Three months pass and Skai Jennings face was still plastered all over the continental USA, the church called for her condemnation and spoke of how believers must be wary of wolves in sheep clothing. Other fellow celebrities tweeted the nastiest things about the superstar, calling her irresponsible and a stain on all the good progress women in the industry have made. Even the school she funded in Cambodia distanced themselves from her and petitioned that her name be removed from the school's board of directors.

Kelly Hasting's ruined Skai Jennings' life with a forty-seven-second video uploaded to Twitter on July 10, 2018. By November, Skai was done. She was ready to pack up everything and move to Switzerland when she met Lucille, publicist extraordinaire. 

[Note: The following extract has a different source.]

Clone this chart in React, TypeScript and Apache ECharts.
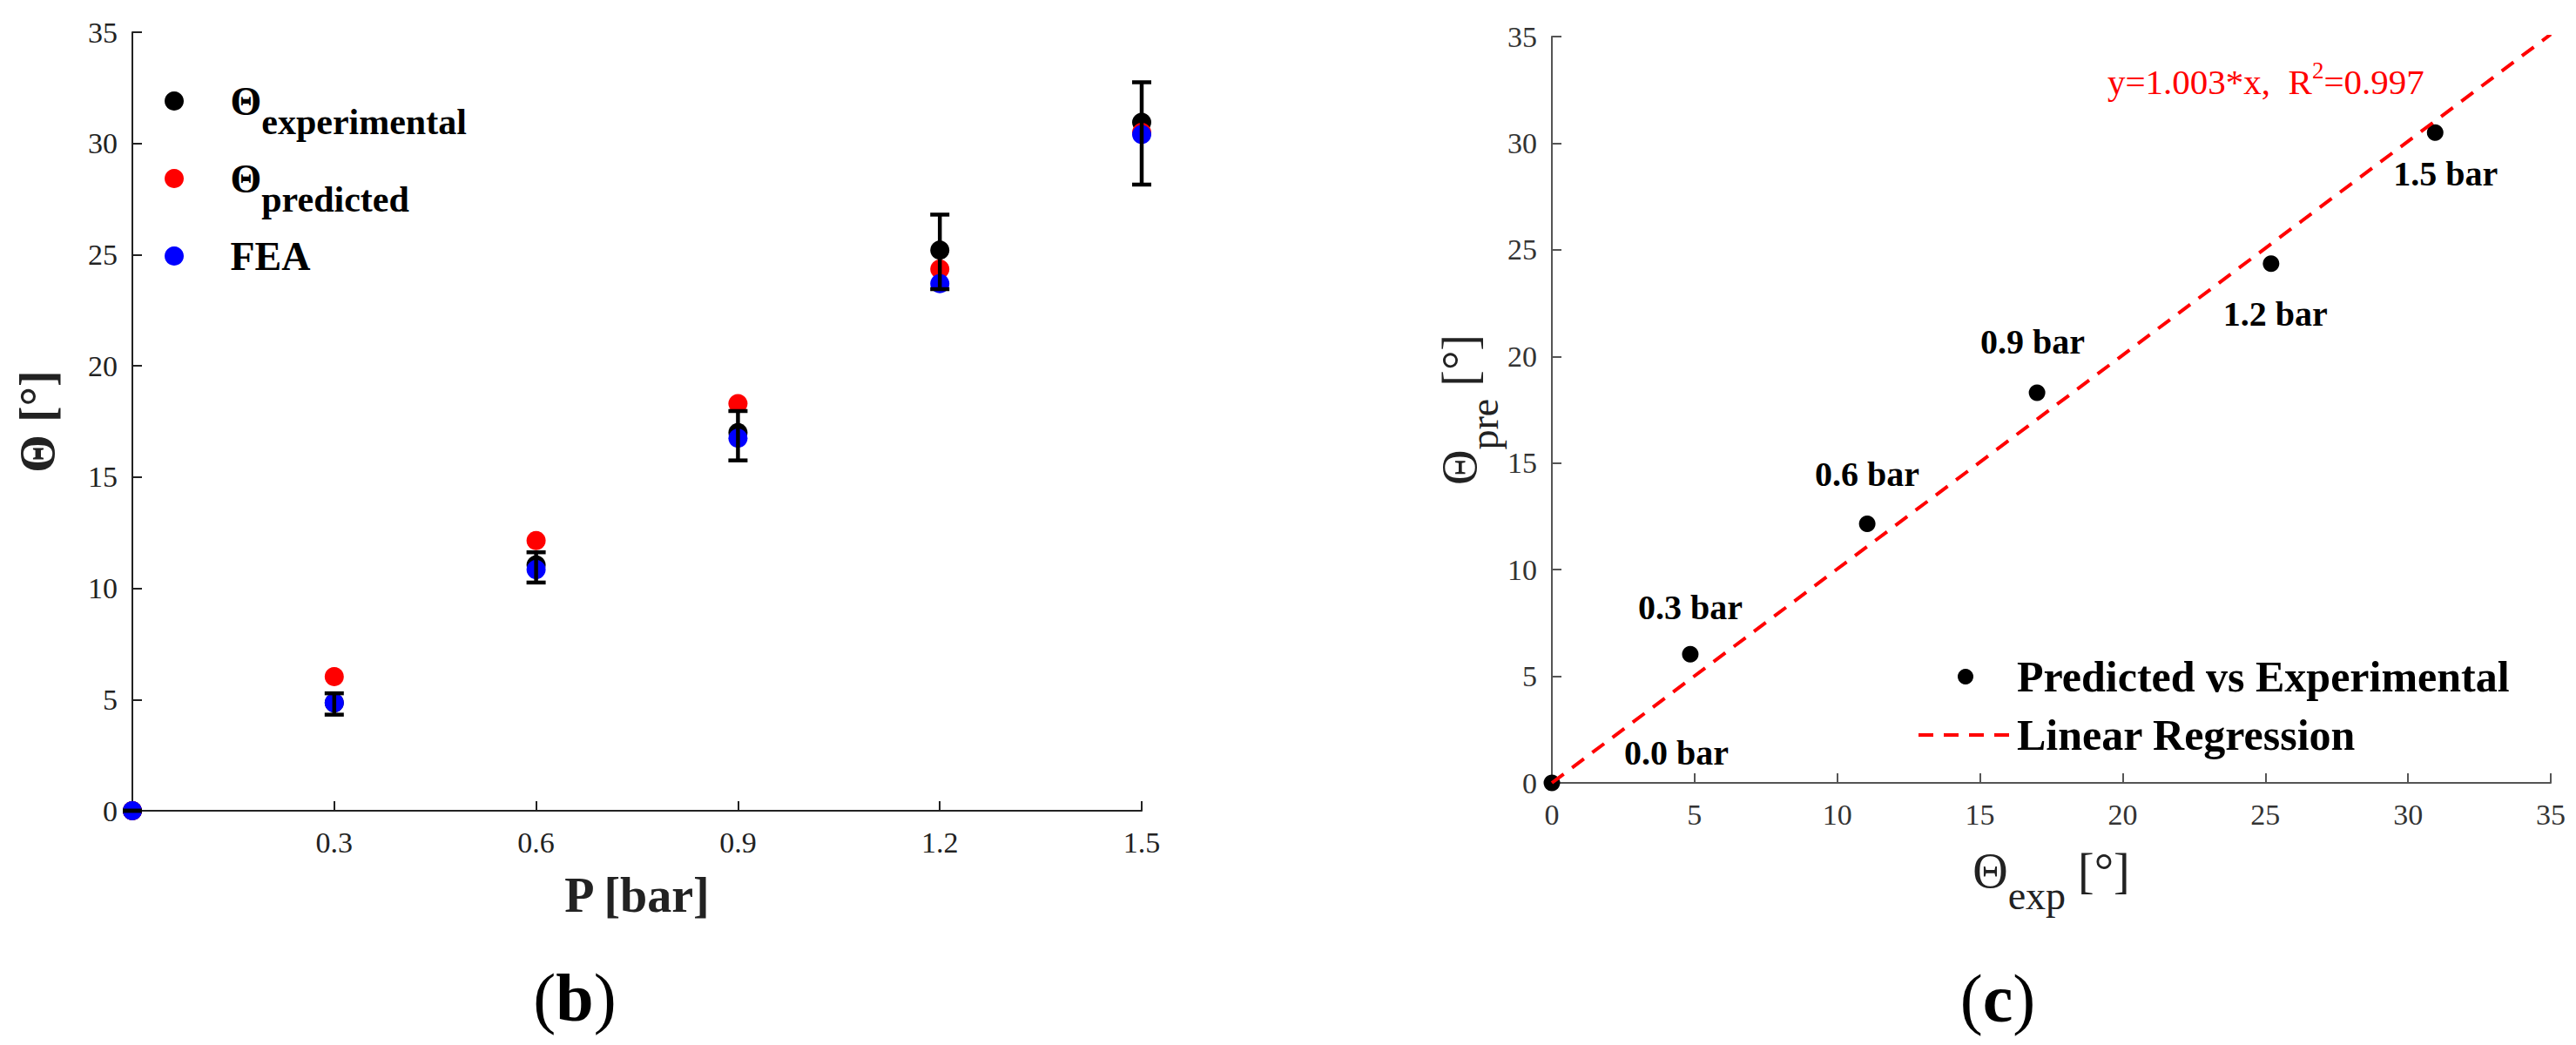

Lucille was a woman of action. Her brown eyes and long pitch black here commanded attention while her voice demanded respect. She never used her last name on documents nor in person. "I'm a brand, an LLC, and my first name is enough," she told Skai on that first day they met. Girl boss, this woman is going to save my life, she thought to herself as she shook the hand of her soon to be saviour. 

"First, we file a defamation lawsuit against every gossip mill that even so much as scribbled your name on a piece of paper and published it. Journalists nowadays are sloppy and underestimate the value of qualifying words. "

"Huh," Ski was puzzled, "It's not defamation if its true...I really did call that bartender the most useless thing since the invention of the walking sleep bag."

"Doesn't matter. The video quality was mediocre at best, I've already found a body double with such an uncanny resemblance to you, I damn near scared myself," she chuckled at the memory. "She's already signed an affidavit saying it was her in the video."

"That's perjury!"

"No honey, that's business." Lucille's calm demeanour brought chills down Skai's spine and a smile to her lips. "She cashed in her ten thousand dollar cheque yesterday right after signing the NDA."

Lucille was cunning. Her family wanted her to become a lawyer but she knew from the moment she picked up her first copy of We Weekly that there was much more money- and creativity- in Public Relations. Curating a brand was such a delicate process. Every photo op, tweet, Facebook post or Instagram like was another puzzle piece that either tied the entire thing together or destroyed it. Every second was a Jenga piece, if one wasn't careful, years of careful building could all come crashing down.

Celebrities were fickle people who barely knew what they really wanted and also seemed incapable of consistently making good choices. This made for a market that she was designed to strive in. Being a natural control freak, micromanaging both her and another's life brought nothing but joy t her life. Not to mention, her six-figure salary also meant she could take care of her parents. Indian parents didn't see value or honour in her career path but they gave her the space to grow and branch out, and also offered her a couch to crash on during those hard first years. 

She was good at her job, really good. And she was born ready to restore Skai Jennings back to her rightful spot of "greatest entertainer since MJ".